Спускаясь с лестницы, доктор Сюпервиль замедлил шаг, чуть опустил голову и вновь придал всему своему облику официально-почтительный и сдержанный вид, а собственным чертам — самое скорбное выражение, на какое только был способен.
Консуэло, вся семья Альберта и Никола Порпора обратили к нему свои взоры. Взгляды всех родных безвременно усопшего стали приютом ещё большей печали, нежели та, которую хранили оные до этой поры.
Оказавшись наконец в гостиной, врач не знал, как начать то, что он должен произнести. Семейным доктором месье Сюпервиль сделался не так давно, и потому, разумеется, это была первая смерть в его практике именно в таком качестве — все остальные подобные случаи при работе в больницах были редки, предсказуемы и наступали в результате заведомо неизлечимых заболеваний — но то же, что происходило с графом Рудольштадтом-младшим — не поддавалось никаким объяснениям, и потому также была непонятна и причина его столь скоропостижного ухода, и это обстоятельство добавляло ещё больше неловкости и смущения.
— Что ж, господа… Я понимаю, что в данном случае слова излишни, но я, надеюсь, что вы всё же понимаете, что я обязан известить вас о том, что… мадемуазель Консуэло… была права.
В эти секунды едва заметные искры какой-то сумасшедшей надежды навсегда погасли в глазах всех, кто стоял теперь посреди гостиной возле того места, где продолжала сидеть Консуэло, которую, конечно же, нисколько не потрясло сказанное врачом.
— Спасибо… спасибо вам… — проговорила дрожащим голосом, беря руки врача в свои и целуя их, проговорила канонисса Венцеслава, более соблюдая правила светских приличий, нежели вкладывая в них искреннюю благодарность — на последнее у неё просто не было сил. — Ваши услуги были неоценимы…
— Что вы, что вы, отпустите же… — в большом смущении поспешно сказал Сюпервиль, пытаясь ненавязчиво высвободить свои ладони, которые та в конце концов всё же оставила, — Вы не представляете, как мне жаль, что всё вышло именно так… Но, увы, мы — доктора́ — не всесильны…
— Вы сделали всё, что могли. Мы очень благодарны вам…
У Сюпервиля, невзирая на всегдашнее расположение к нему всех членов семьи Рудольштадт, были некоторые опасения насчёт того, что после потери их любимого, самого молодого родственника, они — а главным образом — графиня Венцеслава — изменят своё отношение к нему. Однако, к великому везению врача, всё осталось по-прежнему.
— Вы сделали всё, что могли. Мы видели ваши старания и невыразимо признательны вам за них.
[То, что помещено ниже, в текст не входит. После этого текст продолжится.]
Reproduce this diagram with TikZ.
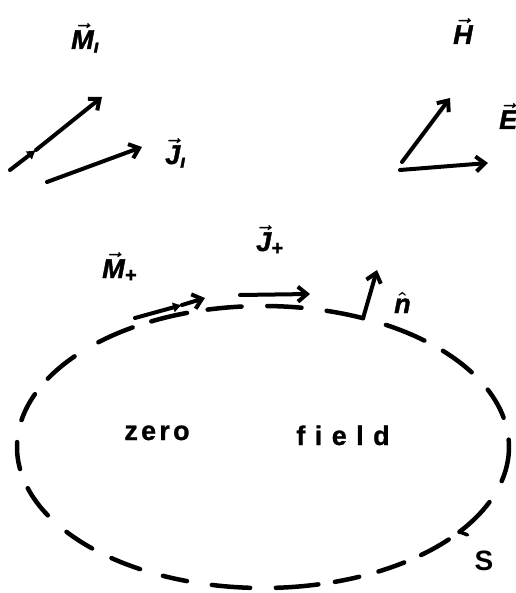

Сейчас я расплачусь с вами… Пойдёмте со мной…
— Ради Бога, пани Венцеслава, это можно сделать и завтра, — поспешно проговорил Сюпервиль, — то есть, уже сегодня утром — ведь я понимаю, что сейчас ваши мысли заняты совсем иными — очень безрадостными вещами…
— Нет, нет, этим утром нам будет и вовсе не до того, а ваш неоценимый труд заслуживает как можно более щедрого вознаграждения. В противном же случае я могу что-то забыть или перепутать… Вы приложили все свои усилия, и до прихода этого земного ангела — Консуэло — вы не покидали моего племянника ни на мгновение.
При словах «земной ангел» Сюпервиль мысленно скривился — они его покоробили.
Услышав же слова благодарности от канониссы человеку, который не заслуживал их в той степени, в коей они были ему адресованы, Консуэло едва заметно усмехнулась, но успела склонить голову — чтобы никто не мог разглядеть в её чертах это выражение — кое было бы сейчас крайне некстати.
— Пойдёмте же… — вновь повторила графиня Рудольштадт.
И врач покорно, но в большом смущении и неловкости последовал за ней.